The Green Burial Council, a nonprofit that sets standards for natural burials, says enough casket metal is put into Ameri­can soil every year to build a new Golden Gate bridge.

“Do we need to expend that kind of energy on a box we are going to use for one or two days and then bury forever?” asks Joe Sehee, executive director of the Green Burial Council. “Does that really jibe with our values? An increasing number of Amer­icans are saying, ‘No, it doesn’t.’”

The green burial movement is still small — just 12 certified green cemeteries across the country and about 60 green-cer­tified funeral homes. But the ap­proaching deaths of baby boom­ers — the generation behind Earth Day — are pushing funer­al industry leaders to anticipate a surge in requests for greener farewells.
Education important

Part of the challenge to the growth of green burial lies in ed­ucation, experts said.

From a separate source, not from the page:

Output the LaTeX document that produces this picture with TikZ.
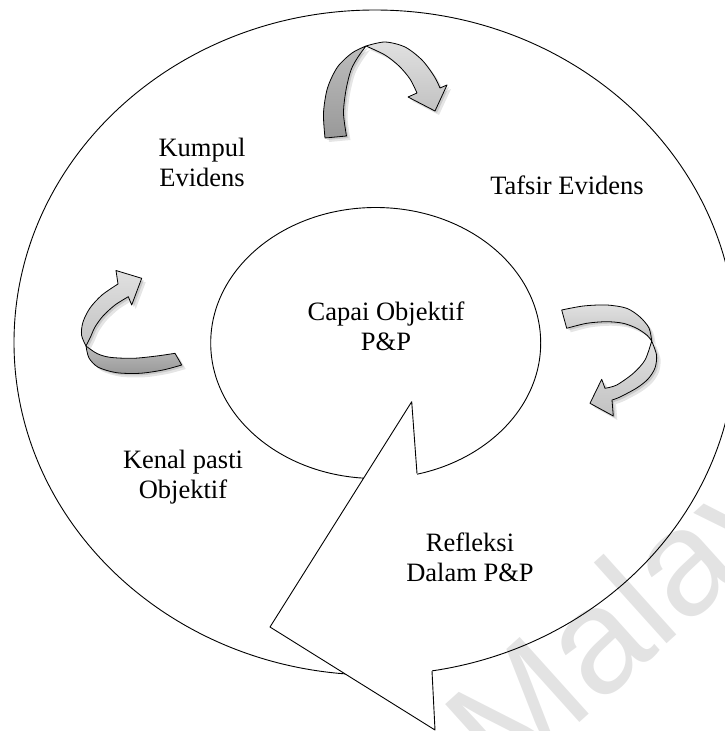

Green funeral providers say refrigeration and a few natural tricks of the trade are enough to make unembalmed bodies pre­sentable for open-casket calling and funerals.

Ecology aside, the green burial movement could turn the funeral business upside down in other ways.

Economically, modern buri­als that include embalming, steel caskets and concrete vaults can cost $10,000 or more. Green burials can be done for less than $2,000. The cost of buri­al plots can vary widely, but Butler expects that his natural burial spaces should be at or be­low costs for regular plots.

Karen Conyers, of Blooming­ton, Ind., buried her mother us­ing a simple casket and no em­balming, primarily for environmental reasons. But it also made economic sense.

“I don’t think the family is well-served by spending thou­sands of dollars for something that isn’t that big a part of life,” said Conyers.
Ecumenical appeal

Harris found in researching his book that interest in a green­er burial has appeal across reli­gious lines.

For Muslims and Jews, whose burial practices demand that the body be allowed to de­compose naturally, the funda­mental notion of returning to the earth has never gone out of style. But for more than a centu­ry, most Christian funerals in America have been built less on the notion of “ashes to ashes, dust to dust” than on making caskets and vaults as impenetra­ble to the elements as possible.

Green burials — by inviting decay and returning the body’s elements to the earth as natural­ly as possible — promise to change all that. In green ceme­teries, the decay of burial re­mains helps feed the plants and the trees.

“If part of your funds for burial goes to preserving land,” Harris said, “then part of your legacy then becomes very good land for your family to enjoy for­ever.”